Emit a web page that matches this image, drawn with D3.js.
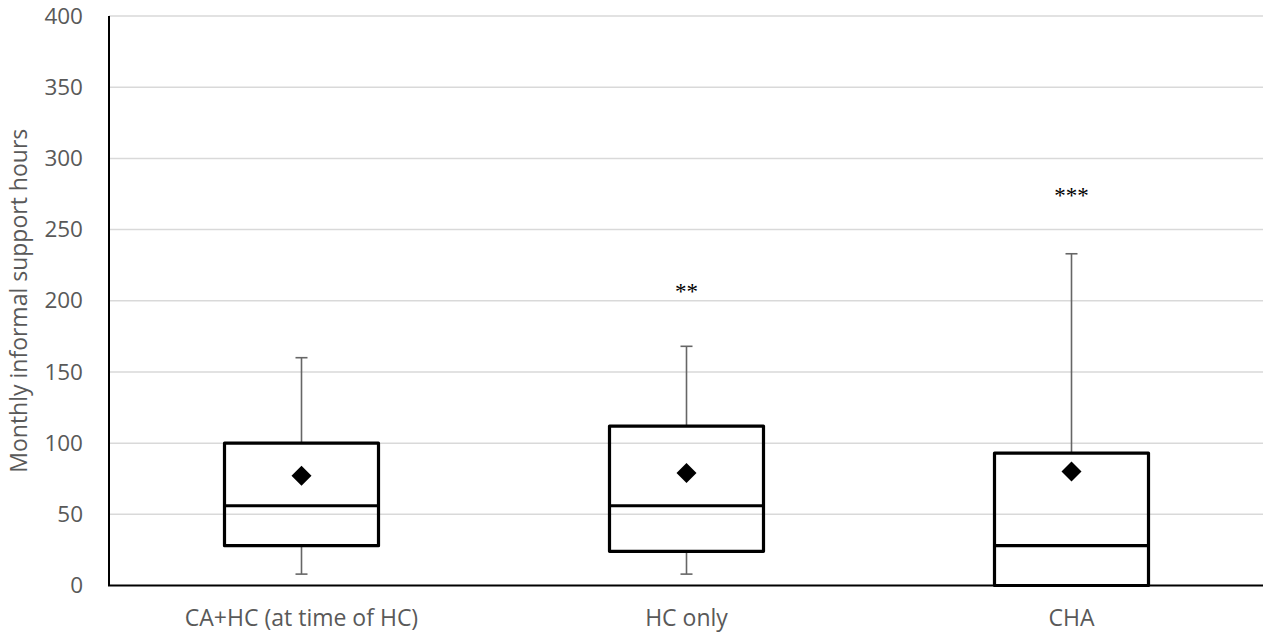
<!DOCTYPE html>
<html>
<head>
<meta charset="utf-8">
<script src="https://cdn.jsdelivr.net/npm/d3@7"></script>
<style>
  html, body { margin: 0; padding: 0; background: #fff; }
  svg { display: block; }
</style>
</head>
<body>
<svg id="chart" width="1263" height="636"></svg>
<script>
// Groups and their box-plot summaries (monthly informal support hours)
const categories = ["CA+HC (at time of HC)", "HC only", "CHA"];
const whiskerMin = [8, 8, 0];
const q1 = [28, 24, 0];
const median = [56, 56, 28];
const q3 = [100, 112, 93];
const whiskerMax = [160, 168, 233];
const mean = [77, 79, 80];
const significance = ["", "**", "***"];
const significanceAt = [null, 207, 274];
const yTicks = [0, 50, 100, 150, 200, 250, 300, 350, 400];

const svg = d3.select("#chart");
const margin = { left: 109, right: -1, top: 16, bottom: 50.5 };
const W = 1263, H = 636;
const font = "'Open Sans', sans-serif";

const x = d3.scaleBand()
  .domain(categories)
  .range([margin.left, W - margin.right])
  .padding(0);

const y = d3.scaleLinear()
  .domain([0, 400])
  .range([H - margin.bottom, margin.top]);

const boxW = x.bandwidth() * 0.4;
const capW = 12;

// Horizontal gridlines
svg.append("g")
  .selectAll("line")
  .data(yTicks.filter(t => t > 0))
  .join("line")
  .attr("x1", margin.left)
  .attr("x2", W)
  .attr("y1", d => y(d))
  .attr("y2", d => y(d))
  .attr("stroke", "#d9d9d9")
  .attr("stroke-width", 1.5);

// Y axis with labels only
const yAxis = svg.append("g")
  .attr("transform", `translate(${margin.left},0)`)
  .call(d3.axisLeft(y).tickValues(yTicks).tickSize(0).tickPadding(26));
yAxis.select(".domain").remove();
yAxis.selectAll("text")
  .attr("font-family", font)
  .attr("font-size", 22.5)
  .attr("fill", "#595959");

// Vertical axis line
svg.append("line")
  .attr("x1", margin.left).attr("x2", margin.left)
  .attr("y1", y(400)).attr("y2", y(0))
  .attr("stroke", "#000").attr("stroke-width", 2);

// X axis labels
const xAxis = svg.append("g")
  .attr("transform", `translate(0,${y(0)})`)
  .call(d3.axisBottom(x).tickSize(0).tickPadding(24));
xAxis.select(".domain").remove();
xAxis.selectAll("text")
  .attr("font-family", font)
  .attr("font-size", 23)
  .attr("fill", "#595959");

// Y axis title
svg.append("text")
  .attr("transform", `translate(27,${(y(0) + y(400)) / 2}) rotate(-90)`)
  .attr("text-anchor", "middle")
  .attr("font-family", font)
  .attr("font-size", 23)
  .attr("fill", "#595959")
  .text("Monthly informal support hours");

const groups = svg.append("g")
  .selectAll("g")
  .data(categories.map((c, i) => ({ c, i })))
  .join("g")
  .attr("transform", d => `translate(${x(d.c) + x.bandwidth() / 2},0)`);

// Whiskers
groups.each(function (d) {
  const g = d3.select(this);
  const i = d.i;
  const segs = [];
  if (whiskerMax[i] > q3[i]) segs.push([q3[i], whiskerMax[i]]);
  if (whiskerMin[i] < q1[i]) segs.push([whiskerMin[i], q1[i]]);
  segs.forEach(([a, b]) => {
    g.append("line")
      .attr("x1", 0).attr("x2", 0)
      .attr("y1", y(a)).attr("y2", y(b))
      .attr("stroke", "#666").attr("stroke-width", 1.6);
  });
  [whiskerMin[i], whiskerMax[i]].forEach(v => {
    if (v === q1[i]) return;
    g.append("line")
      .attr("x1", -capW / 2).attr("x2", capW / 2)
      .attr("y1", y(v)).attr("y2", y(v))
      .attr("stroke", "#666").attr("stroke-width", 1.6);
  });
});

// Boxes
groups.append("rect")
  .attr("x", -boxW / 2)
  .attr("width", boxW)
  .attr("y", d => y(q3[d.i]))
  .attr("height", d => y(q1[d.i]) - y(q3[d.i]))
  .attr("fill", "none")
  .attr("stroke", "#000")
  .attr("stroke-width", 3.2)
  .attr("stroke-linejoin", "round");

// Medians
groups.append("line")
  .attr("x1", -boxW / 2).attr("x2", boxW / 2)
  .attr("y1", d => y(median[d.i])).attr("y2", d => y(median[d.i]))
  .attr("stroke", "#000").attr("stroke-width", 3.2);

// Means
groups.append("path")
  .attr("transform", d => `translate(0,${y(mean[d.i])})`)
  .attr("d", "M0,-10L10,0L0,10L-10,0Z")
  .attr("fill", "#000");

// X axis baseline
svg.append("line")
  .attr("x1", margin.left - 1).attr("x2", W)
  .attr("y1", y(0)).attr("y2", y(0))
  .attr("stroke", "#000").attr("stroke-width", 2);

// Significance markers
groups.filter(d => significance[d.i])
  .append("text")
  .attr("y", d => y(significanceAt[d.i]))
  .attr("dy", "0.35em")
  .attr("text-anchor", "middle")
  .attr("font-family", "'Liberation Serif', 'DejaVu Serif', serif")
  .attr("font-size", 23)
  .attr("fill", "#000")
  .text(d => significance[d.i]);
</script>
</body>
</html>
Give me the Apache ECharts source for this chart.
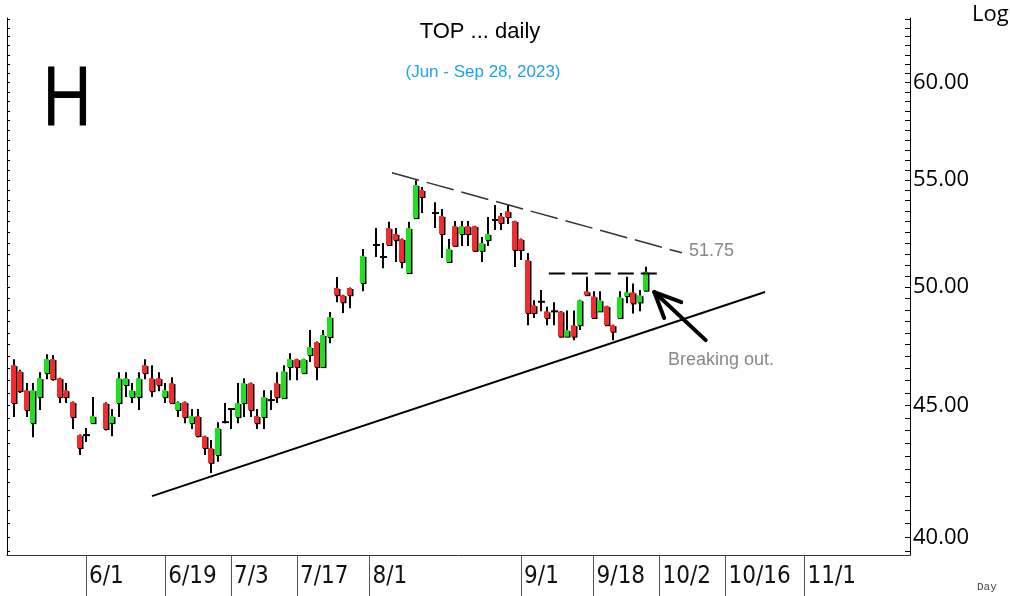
:::
#### Given task
Repeat only the lines between the start of the data and the line with "const capW = 12;", including those two lines, and skip the pictures.

#### Finished answer
Emit a web page that matches this image, drawn with D3.js.
<!DOCTYPE html>
<html>
<head>
<meta charset="utf-8">
<script src="https://cdn.jsdelivr.net/npm/d3@7"></script>
<style>
  html, body { margin: 0; padding: 0; background: #fff; }
  svg { display: block; }
</style>
</head>
<body>
<svg id="chart" width="1263" height="636"></svg>
<script>
// Groups and their box-plot summaries (monthly informal support hours)
const categories = ["CA+HC (at time of HC)", "HC only", "CHA"];
const whiskerMin = [8, 8, 0];
const q1 = [28, 24, 0];
const median = [56, 56, 28];
const q3 = [100, 112, 93];
const whiskerMax = [160, 168, 233];
const mean = [77, 79, 80];
const significance = ["", "**", "***"];
const significanceAt = [null, 207, 274];
const yTicks = [0, 50, 100, 150, 200, 250, 300, 350, 400];

const svg = d3.select("#chart");
const margin = { left: 109, right: -1, top: 16, bottom: 50.5 };
const W = 1263, H = 636;
const font = "'Open Sans', sans-serif";

const x = d3.scaleBand()
  .domain(categories)
  .range([margin.left, W - margin.right])
  .padding(0);

const y = d3.scaleLinear()
  .domain([0, 400])
  .range([H - margin.bottom, margin.top]);

const boxW = x.bandwidth() * 0.4;
const capW = 12;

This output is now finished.